Kumaraswamiji of Hanagal (11 September 1867 – 1930) was an Indian saint and the founder of All India Veerashaiva Mahasabha.
A kannada movie Viratpura Viragi - A biopic based on Shri Hangalla Kumareshwara directed by B. S. Lingadevaru, depicts immensely wonderful contributions to the society made by Shri Hangalla Kumareshwara

==Early life==
Shri Kumaraswamiji was born in Joyisara Haralahalli village of Haveri district to the couple Basavayya and Smt. Neelamma into a pious family. His first name was Halayya. He was brilliant at the school. He showed more interest in spiritual aspects at a tender age. By the time he was in 7th standard, his mind completely turned to spirituality.

==Spiritual life==
Shri Kumaraswamiji chose renunciation for his spiritual endurance under the guidance of Siddaroodha Swamiji of Siddaroodha Math in Hubballi. He spent 12 years meditating in a cave near Mysuru before returning to North Karnataka. He also served the Hanagal Virakta Math as a monk.

==Notable works==
- He established All India Veerashaiva Mahasabha in 1904.
- He also established Shivayoga Mandira in 1909.
- He also established Goshala to protect and shelter the cows which still runs today. It symbolises his love towards animals.

==Efforts==
He encouraged Indians to choose Khadi during British period in India by wearing Khadi. He also made Yoga compulsory in his institution for all Sanyasis.
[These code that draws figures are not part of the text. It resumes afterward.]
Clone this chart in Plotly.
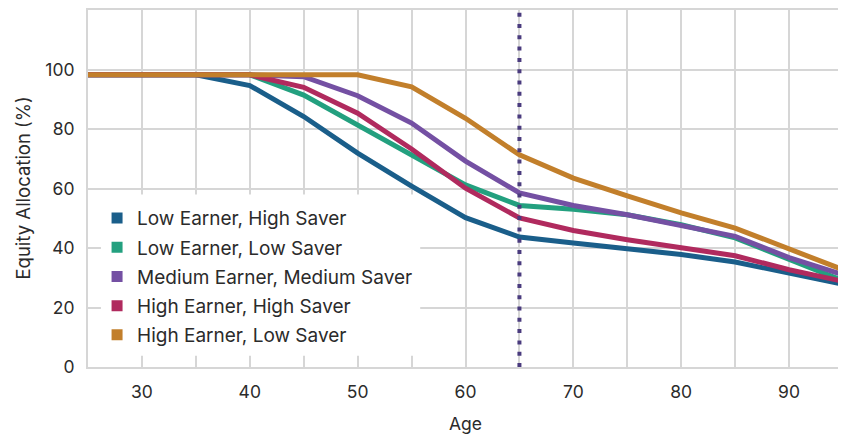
import plotly.graph_objects as go

ages = [25, 30, 35, 40, 45, 50, 55, 60, 65, 70, 75, 80, 85, 90, 95]

series_names = [
    "Low Earner, High Saver",
    "Low Earner, Low Saver",
    "Medium Earner, Medium Saver",
    "High Earner, High Saver",
    "High Earner, Low Saver",
]

low_high = [98.2, 98.2, 98.2, 94.6, 84.2, 71.9, 60.8, 50.2, 43.7, 41.7, 39.7, 37.8, 35.3, 31.4, 27.8]
low_low = [98.2, 98.2, 98.2, 98.2, 91.4, 81.4, 71.0, 61.2, 54.3, 53.0, 51.2, 47.8, 43.4, 36.2, 29.0]
med_med = [98.2, 98.2, 98.2, 98.2, 97.6, 91.2, 82.0, 69.2, 58.5, 54.3, 51.2, 47.5, 43.9, 36.8, 31.0]
high_high = [98.2, 98.2, 98.2, 98.2, 94.0, 85.3, 73.3, 60.1, 50.1, 45.9, 42.8, 40.0, 37.4, 32.7, 28.8]
high_low = [98.2, 98.2, 98.2, 98.2, 98.2, 98.2, 94.2, 83.6, 71.3, 63.5, 57.5, 51.8, 46.7, 39.7, 32.7]

series_values = [low_high, low_low, med_med, high_high, high_low]
colors = ["#1a5e8a", "#23a07f", "#7450a3", "#b02a5e", "#c27f2b"]

retirement_age = 65

x_tickvals = [25, 30, 35, 40, 45, 50, 55, 60, 65, 70, 75, 80, 85, 90, 95]
x_ticktext = ["", "30", "", "40", "", "50", "", "60", "", "70", "", "80", "", "90", ""]
y_tickvals = [0, 20, 40, 60, 80, 100]
y_ticktext = ["0", "20", "40", "60", "80", "100"]

x_title = "Age"
y_title = "Equity Allocation (%)"

FONT = "Inter, Liberation Sans, Arial, sans-serif"
TXT = "#2b2b2b"
GRID = "#d6d6d6"

fig = go.Figure()

for name, vals, col in zip(series_names, series_values, colors):
    fig.add_trace(go.Scatter(
        x=ages, y=vals, mode="lines", name=name,
        line=dict(color=col, width=5), showlegend=False, hoverinfo="x+y+name",
    ))

for i, (name, col) in enumerate(zip(series_names, colors)):
    fig.add_trace(go.Scatter(
        x=[None], y=[None], mode="markers", name=name, legendgroup="g%d" % i,
        marker=dict(symbol="square", size=11, color=col), showlegend=True,
    ))

# white panel behind the legend (hides gridlines)
fig.add_shape(type="rect", xref="x", yref="y", x0=26.2, x1=55.8, y0=3.8, y1=58.0,
              fillcolor="white", line=dict(width=0), layer="between")

# retirement line
fig.add_shape(type="line", xref="x", yref="paper", x0=retirement_age, x1=retirement_age,
              y0=0, y1=1.0, line=dict(color="#4a3b7e", width=4, dash="4px,7.3px"),
              layer="above")

# axis titles
fig.add_annotation(text=y_title, xref="paper", yref="paper", x=-0.0874, y=0.5,
                   xanchor="center", yanchor="middle", textangle=-90, showarrow=False,
                   font=dict(family=FONT, size=18.5, color=TXT))
fig.add_annotation(text=x_title, xref="paper", yref="paper", x=0.5, y=-0.194,
                   xanchor="center", yanchor="bottom", showarrow=False,
                   font=dict(family=FONT, size=17.5, color=TXT))

fig.update_layout(
    width=838, height=429,
    margin=dict(l=80, r=3, t=2, b=70),
    paper_bgcolor="white", plot_bgcolor="white",
    font=dict(family=FONT, size=18, color=TXT),
    showlegend=True,
    legend=dict(
        x=0.012, y=0.47, xanchor="left", yanchor="top",
        bgcolor="rgba(0,0,0,0)", borderwidth=0,
        font=dict(family=FONT, size=19, color=TXT),
        tracegroupgap=1.5, itemwidth=30,
    ),
    xaxis=dict(
        range=[25, 95], tickmode="array", tickvals=x_tickvals, ticktext=x_ticktext,
        showgrid=True, gridcolor=GRID, gridwidth=2,
        showline=True, linecolor=GRID, linewidth=2, mirror=True,
        ticks="inside", ticklen=10, tickcolor=GRID, tickwidth=2,
        ticklabelstandoff=8, zeroline=False, automargin=False,
        tickfont=dict(size=17.5, color=TXT),
    ),
    yaxis=dict(
        range=[0, 120], tickmode="array", tickvals=y_tickvals, ticktext=y_ticktext,
        showgrid=True, gridcolor=GRID, gridwidth=2,
        showline=True, linecolor=GRID, linewidth=2, mirror=True,
        ticks="inside", ticklen=10, tickcolor=GRID, tickwidth=2,
        ticklabelstandoff=8, zeroline=False, automargin=False,
        tickfont=dict(size=17.5, color=TXT),
    ),
)

fig.write_html("out.html")
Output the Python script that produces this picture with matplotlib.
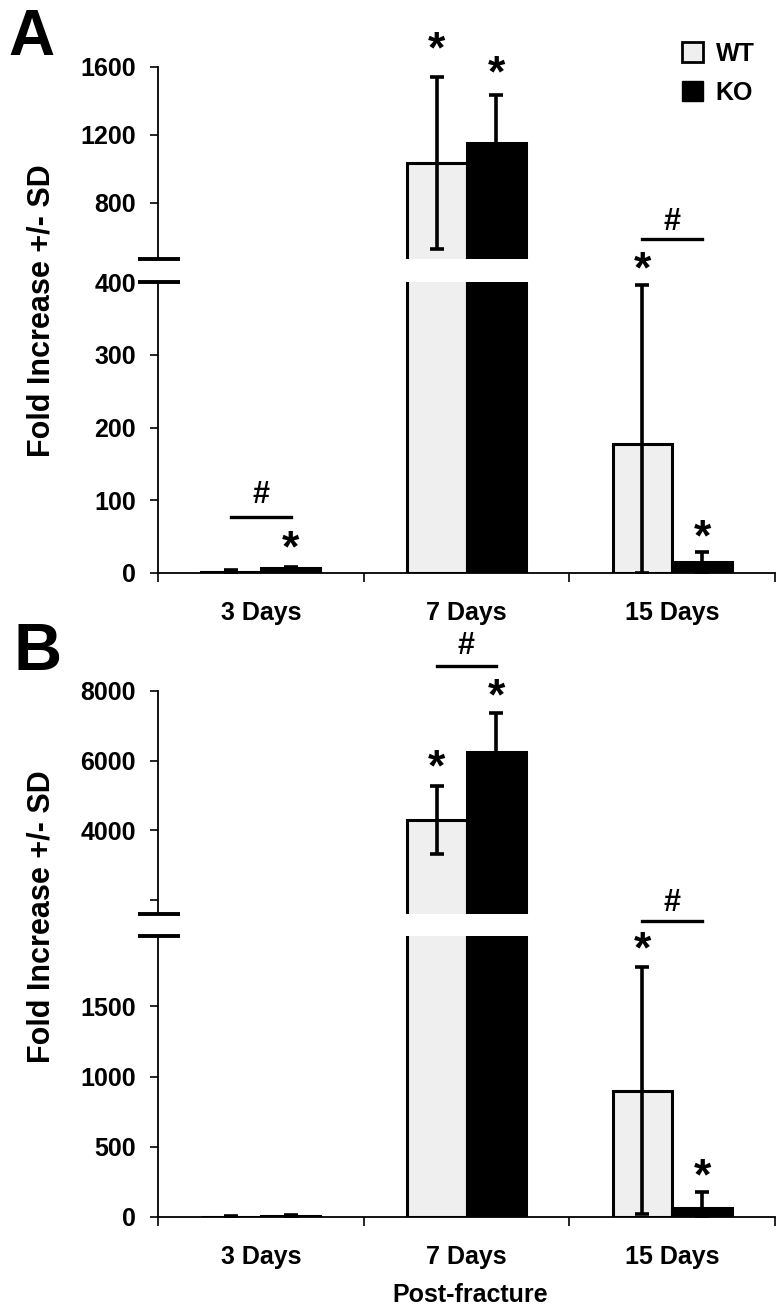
import numpy as np
import matplotlib.pyplot as plt
from matplotlib.patches import Patch

plt.rcParams['font.family'] = ['Liberation Sans', 'DejaVu Sans']
plt.rcParams['font.weight'] = 'bold'

days = ['3 Days', '7 Days', '15 Days']
groups = ['WT', 'KO']

# panel A (fold increase, mean and SD)
a_wt = [2, 1035, 178]
a_wt_sd = [2, 505, 218]
a_ko = [7, 1153, 15]
a_ko_sd = [1, 282, 14]

# panel B
b_wt = [3, 4300, 900]
b_wt_sd = [4, 980, 880]
b_ko = [5, 6240, 65]
b_ko_sd = [6, 1120, 112]

# significance marks: (day index, group index, text offset in pt)
a_stars = [(0, 1, 4), (1, 0, 11), (1, 1, 6), (2, 0, 2), (2, 1, 1)]
b_stars = [(1, 0, 4), (1, 1, 3), (2, 0, 3), (2, 1, 2)]
# '#' comparisons: (day index, segment, y level, text offset in pt)
a_hash = [(0, 'low', 77, 10), (2, 'top', 588, 6.5)]
b_hash = [(1, 'top', 8714, 8.5), (2, 'low', 2106, 7)]

W, H = 784, 1311
fig = plt.figure(figsize=(W / 100, H / 100), dpi=100)

WT_COL = '#efefef'
off, bw = 0.145, 0.29


def px_axes(top, bottom, left=158, right=775):
    return fig.add_axes([left / W, 1 - bottom / H, (right - left) / W, (bottom - top) / H])


def draw_bars(ax, wt, wt_sd, ko, ko_sd, err_min):
    x = np.arange(3) + 0.5
    ax.bar(x - off, wt, bw, color=WT_COL, edgecolor='black', linewidth=2.2, zorder=2)
    ax.bar(x + off, ko, bw, color='black', edgecolor='black', linewidth=2.2, zorder=2)
    for xs, v, sd in [(x - off, wt, wt_sd), (x + off, ko, ko_sd)]:
        v = np.array(v, float)
        sd = np.array(sd, float)
        keep = v + sd > err_min
        ax.errorbar(xs[keep], v[keep], yerr=[np.minimum(sd, v)[keep], sd[keep]], fmt='none',
                    ecolor='black', elinewidth=2.6, capsize=5, capthick=2.6, zorder=3)


def style(ax, lower):
    for s in ['top', 'right']:
        ax.spines[s].set_visible(False)
    ax.spines['left'].set_linewidth(1.3)
    ax.set_xlim(0, 3)
    if lower:
        ax.spines['bottom'].set_linewidth(1.3)
        ax.set_xticks([0, 1, 2, 3])
        ax.set_xticklabels([])
        ax.set_xticks([0.5, 1.5, 2.5], minor=True)
        ax.set_xticklabels(days, minor=True)
        ax.tick_params(axis='x', which='major', direction='out', length=6.5, width=1.2)
        ax.tick_params(axis='x', which='minor', length=0, pad=20, labelsize=18)
        ax.plot([-20 / 617, 22 / 617], [1, 1], transform=ax.transAxes, color='black',
                lw=2.8, clip_on=False, solid_capstyle='butt')
    else:
        ax.spines['bottom'].set_visible(False)
        ax.set_xticks([])
        ax.plot([-20 / 617, 22 / 617], [0, 0], transform=ax.transAxes, color='black',
                lw=2.8, clip_on=False, solid_capstyle='butt')
    ax.tick_params(axis='y', direction='out', length=6, width=1.2, pad=10, labelsize=18)


def panel(top_px, low_px, top_lim, low_lim, top_ticks, low_ticks, top_labels,
          wt, wt_sd, ko, ko_sd, stars, hashes):
    ax_t = px_axes(*top_px)
    ax_l = px_axes(*low_px)
    draw_bars(ax_t, wt, wt_sd, ko, ko_sd, low_lim[1])
    draw_bars(ax_l, wt, wt_sd, ko, ko_sd, -1)
    ax_t.set_ylim(*top_lim)
    ax_l.set_ylim(*low_lim)
    ax_t.set_yticks(top_ticks)
    ax_t.set_yticklabels(top_labels)
    ax_l.set_yticks(low_ticks)
    style(ax_t, False)
    style(ax_l, True)

    means = [wt, ko]
    sds = [wt_sd, ko_sd]
    for d, g, dy in stars:
        x = d + 0.5 + (off if g else -off)
        y = means[g][d] + sds[g][d]
        ax = ax_t if y > low_lim[1] else ax_l
        ax.annotate('*', xy=(x, y), xytext=(0, dy), textcoords='offset points',
                    ha='center', va='baseline', fontsize=32, annotation_clip=False)
    for d, seg, y, dy in hashes:
        ax = ax_t if seg == 'top' else ax_l
        ax.plot([d + 0.5 - off, d + 0.5 + off], [y, y], color='black', lw=2.4, clip_on=False)
        ax.annotate('#', xy=(d + 0.5, y), xytext=(0, dy), textcoords='offset points',
                    ha='center', va='baseline', fontsize=22, annotation_clip=False)
    return ax_t, ax_l


# panel A
axA_t, axA_l = panel((67, 259), (282, 573), (470, 1600), (0, 400),
                     [800, 1200, 1600], [0, 100, 200, 300, 400], ['800', '1200', '1600'],
                     a_wt, a_wt_sd, a_ko, a_ko_sd, a_stars, a_hash)
# panel B
axB_t, axB_l = panel((691, 914), (936, 1217), (1600, 8000), (0, 2000),
                     [2000, 4000, 6000, 8000], [0, 500, 1000, 1500], ['', '4000', '6000', '8000'],
                     b_wt, b_wt_sd, b_ko, b_ko_sd, b_stars, b_hash)

fig.text(8 / W, 1 - 8 / H, 'A', fontsize=46, ha='left', va='top')
fig.text(14 / W, 1 - 622 / H, 'B', fontsize=48, ha='left', va='top')
fig.text(42 / W, 1 - 311 / H, 'Fold Increase +/- SD', rotation=90, ha='center', va='center', fontsize=22)
fig.text(42 / W, 1 - 917 / H, 'Fold Increase +/- SD', rotation=90, ha='center', va='center', fontsize=22)
fig.text(470 / W, 1 - 1295 / H, 'Post-fracture', ha='center', va='center', fontsize=18)

handles = [Patch(facecolor=WT_COL, edgecolor='black', linewidth=2),
           Patch(facecolor='black', edgecolor='black')]
fig.legend(handles, groups, loc='upper left', bbox_to_anchor=(682 / W, 1 - 42 / H),
           frameon=False, fontsize=18, handlelength=0.85, handleheight=0.85,
           handletextpad=0.5, labelspacing=0.6, borderaxespad=0, borderpad=0)

fig.savefig('out.png', dpi=100)
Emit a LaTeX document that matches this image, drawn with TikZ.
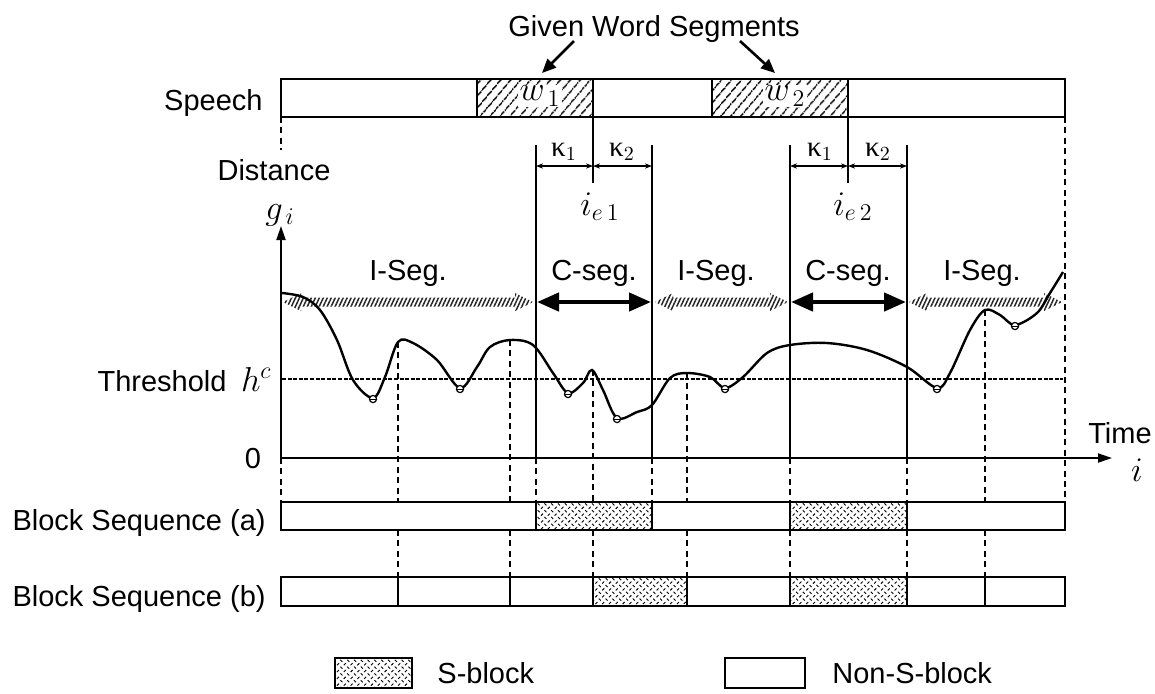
\documentclass[tikz,border=0pt]{standalone}
\usepackage{fontspec}
\setmainfont{Liberation Sans}
\newfontfamily\greekser{Liberation Serif}
\usetikzlibrary{patterns,patterns.meta,arrows.meta}

% fine texture used for S-blocks
\pgfdeclarepatternformonly{sblocktex}{\pgfqpoint{-0.5pt}{-0.5pt}}{\pgfqpoint{4pt}{4pt}}{\pgfqpoint{3.4pt}{3.4pt}}{%
  \pgfsetlinewidth{0.45pt}%
  \pgfpathmoveto{\pgfqpoint{0.2pt}{3.0pt}}\pgfpathlineto{\pgfqpoint{1.2pt}{2.0pt}}%
  \pgfpathmoveto{\pgfqpoint{1.9pt}{0.3pt}}\pgfpathlineto{\pgfqpoint{2.9pt}{1.3pt}}%
  \pgfusepath{stroke}}

% hatched double arrow for the I-segments: from x=#1 to x=#2 at height #3
\newcommand\hatcharrow[3]{%
  \fill[pattern={Lines[angle=65,distance=1.8pt,line width=0.75pt]},pattern color=black!85]
    (#1,#3) -- (#1+18,#3-9) -- (#1+18,#3-4.5) -- (#2-18,#3-4.5) -- (#2-18,#3-9) -- (#2,#3)
    -- (#2-18,#3+9) -- (#2-18,#3+4.5) -- (#1+18,#3+4.5) -- (#1+18,#3+9) -- cycle;}

\newcommand\kap[1]{{\greekser κ}$_{#1}$}
\newcommand\mathsz{\fontsize{17.5}{20}\selectfont}

\begin{document}
\begin{tikzpicture}[x=0.5pt,y=-0.5pt,
  font=\fontsize{14.5}{17}\selectfont,
  lbl/.style={inner sep=0pt},
  bar/.style={line width=1pt},
  axisline/.style={line width=1pt},
  segline/.style={line width=0.85pt},
  dashline/.style={line width=0.8pt,dash pattern=on 3pt off 2.2pt},
  thresh/.style={line width=1.3pt,dash pattern=on 2pt off 0.8pt},
  curveline/.style={line width=1.2pt},
  gwarrow/.style={line width=1.3pt,-{Triangle[length=7pt,width=6pt]}},
  dimarrow/.style={line width=0.55pt,{Stealth[length=3.5pt,width=2.6pt]}-{Stealth[length=3.5pt,width=2.6pt]}},
  cseg/.style={line width=2.2pt,{Triangle[length=11pt,width=9pt]}-{Triangle[length=11pt,width=9pt]}},
  wfill/.style={pattern={Lines[angle=50,distance=4pt,line width=0.85pt]}},
  sfill/.style={pattern=sblocktex},
  minmark/.style={circle,draw,line width=0.6pt,fill=white,inner sep=0pt,minimum size=3.6pt}
]
\useasboundingbox (0,0) rectangle (1155,693);

% ---------------- speech bar with the two given words ----------------
\fill[wfill] (477,79) rectangle (593,117);
\fill[wfill] (712,79) rectangle (848,117);
\draw[bar] (281,79) rectangle (1065,117);
\draw[bar] (477,79) -- (477,117) (593,79) -- (593,117) (712,79) -- (712,117) (848,79) -- (848,117);
\node[lbl,fill=white,inner sep=0.6pt] (w1) at (540,96) {\mathsz$w_{\,1}$};
\node[lbl,fill=white,inner sep=0.6pt] (w2) at (785,96) {\mathsz$w_{\,2}$};
\node[lbl,anchor=base east] (speech) at (263,110) {Speech};

\node[lbl,anchor=base] (gws) at (654,36) {Given Word Segments};
\coordinate (g1s) at (574,41);  \coordinate (g1e) at (542,73);
\coordinate (g2s) at (740,41);  \coordinate (g2e) at (775,73);
\draw[gwarrow] (g1s) -- (g1e);
\draw[gwarrow] (g2s) -- (g2e);

% ---------------- word end points and context widths ----------------
\draw[segline] (593,117) -- (593,183) (848,117) -- (848,183);
\foreach \xx in {536,652,790,907} \draw[segline] (\xx,145) -- (\xx,458);
\draw[dimarrow] (536,166) -- (593,166);
\draw[dimarrow] (593,166) -- (652,166);
\draw[dimarrow] (790,166) -- (848,166);
\draw[dimarrow] (848,166) -- (907,166);
\node[lbl] (k11) at (564,152) {\kap{1}};
\node[lbl] (k21) at (622,152) {\kap{2}};
\node[lbl] (k12) at (820,152) {\kap{1}};
\node[lbl] (k22) at (878,152) {\kap{2}};
\node[lbl] (ie1) at (600,207) {\mathsz$i_{e\,1}$};
\node[lbl] (ie2) at (853,207) {\mathsz$i_{e\,2}$};

% ---------------- segment arrows ----------------
\hatcharrow{283}{533}{302}
\hatcharrow{655}{788}{302}
\hatcharrow{909}{1062}{302}
\draw[cseg] (537,302) -- (651,302);
\draw[cseg] (791,302) -- (906,302);
\node[lbl,anchor=base] (is1) at (408,280) {I-Seg.};
\node[lbl,anchor=base] (cs1) at (594,280) {C-seg.};
\node[lbl,anchor=base] (is2) at (716,280) {I-Seg.};
\node[lbl,anchor=base] (cs2) at (848,280) {C-seg.};
\node[lbl,anchor=base] (is3) at (982,280) {I-Seg.};

% ---------------- dashed guide lines ----------------
\draw[dashline] (281,117) -- (281,150);
\draw[dashline] (1065,117) -- (1065,502);
\draw[dashline] (281,458) -- (281,502);
\foreach \xx/\yy in {398/342,510/340,593/370,687/373,985/310}{
  \draw[dashline] (\xx,\yy) -- (\xx,502);
  \draw[dashline] (\xx,530) -- (\xx,577);
}
\foreach \xx in {536,652} \draw[dashline] (\xx,458) -- (\xx,502);
\foreach \xx in {790,907}{
  \draw[dashline] (\xx,458) -- (\xx,502);
  \draw[dashline] (\xx,530) -- (\xx,577);
}

% ---------------- threshold and distance curve ----------------
\draw[thresh] (282,379) -- (1063,379);
\draw[curveline] plot[smooth,tension=0.55] coordinates {
  (282,293) (303,297) (320,310) (337,340) (353,380) (373,398) (385,377) (398,342)
  (413,343) (437,360) (460,388) (477,367) (490,347) (510,340) (533,345) (553,373)
  (568,393) (583,383) (592,370) (603,390) (617,418) (637,412) (652,405) (670,378)
  (687,373) (710,377) (725,388) (743,377) (767,353) (790,345) (827,343) (867,350)
  (907,367) (937,388) (950,373) (970,330) (985,310) (1000,315) (1015,325) (1037,313)
  (1050,293) (1063,272)};
\foreach \xx/\yy [count=\k] in {373/398,460/388,568/393,617/418,725/388,937/388,1015/325}{
  \node[minmark] (m\k) at (\xx,\yy+1) {};
  \draw[line width=0.45pt] (\xx-3,\yy+1) -- (\xx+3,\yy+1);
}

% ---------------- axes ----------------
\draw[axisline,-{Triangle[length=7pt,width=4.5pt]}] (281,458) -- (281,226);
\draw[axisline,-{Triangle[length=7pt,width=4.5pt]}] (281,458) -- (1112,458);
\node[lbl] (dist) at (274,170) {Distance};
\node[lbl,anchor=base] (gi) at (280,219) {\mathsz$g_{\,i}$};
\node[lbl,anchor=base east] (thr) at (272,391) {Threshold\hspace{0.5em}{\mathsz$h^c$}};
\node[lbl] (zero) at (253,458) {0};
\node[lbl] (time) at (1120,433) {Time};
\node[lbl] (iax) at (1137,470) {\mathsz$i$};

% ---------------- block sequences ----------------
\fill[sfill] (536,502) rectangle (652,530);
\fill[sfill] (790,502) rectangle (907,530);
\draw[bar] (281,502) rectangle (1065,530);
\draw[bar] (536,502) -- (536,530) (652,502) -- (652,530) (790,502) -- (790,530) (907,502) -- (907,530);
\node[lbl,anchor=base east] (bsa) at (266,530) {Block Sequence (a)};

\fill[sfill] (593,577) rectangle (687,606);
\fill[sfill] (790,577) rectangle (907,606);
\draw[bar] (281,577) rectangle (1065,606);
\foreach \xx in {398,510,593,687,790,907,985} \draw[bar] (\xx,577) -- (\xx,606);
\node[lbl,anchor=base east] (bsb) at (266,606) {Block Sequence (b)};

% ---------------- legend ----------------
\fill[sfill] (335,658) rectangle (412,688);
\draw[bar] (335,658) rectangle (412,688);
\node[lbl,anchor=base west] (lgs) at (437,683) {S-block};
\draw[bar] (725,658) rectangle (805,688);
\node[lbl,anchor=base west] (lgn) at (832,683) {Non-S-block};
\end{tikzpicture}
\end{document}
It symbolises his concern for healthy living.

==Recognition==
- India Post released a commemorative postage stamp on 19 May 2017 on the occasion of his 150th birth anniversary celebration.
- B.V.V. Sangha has named its hospital after his name who pioneered treating the ill with herbal medicines as Hanagal Shree Kumareshwar Hospital and Research Centre in Bagalkot.
- A film named Viratapura Viragi has been produced based on the life story of Shri Hanagal Kumara Shivayogi.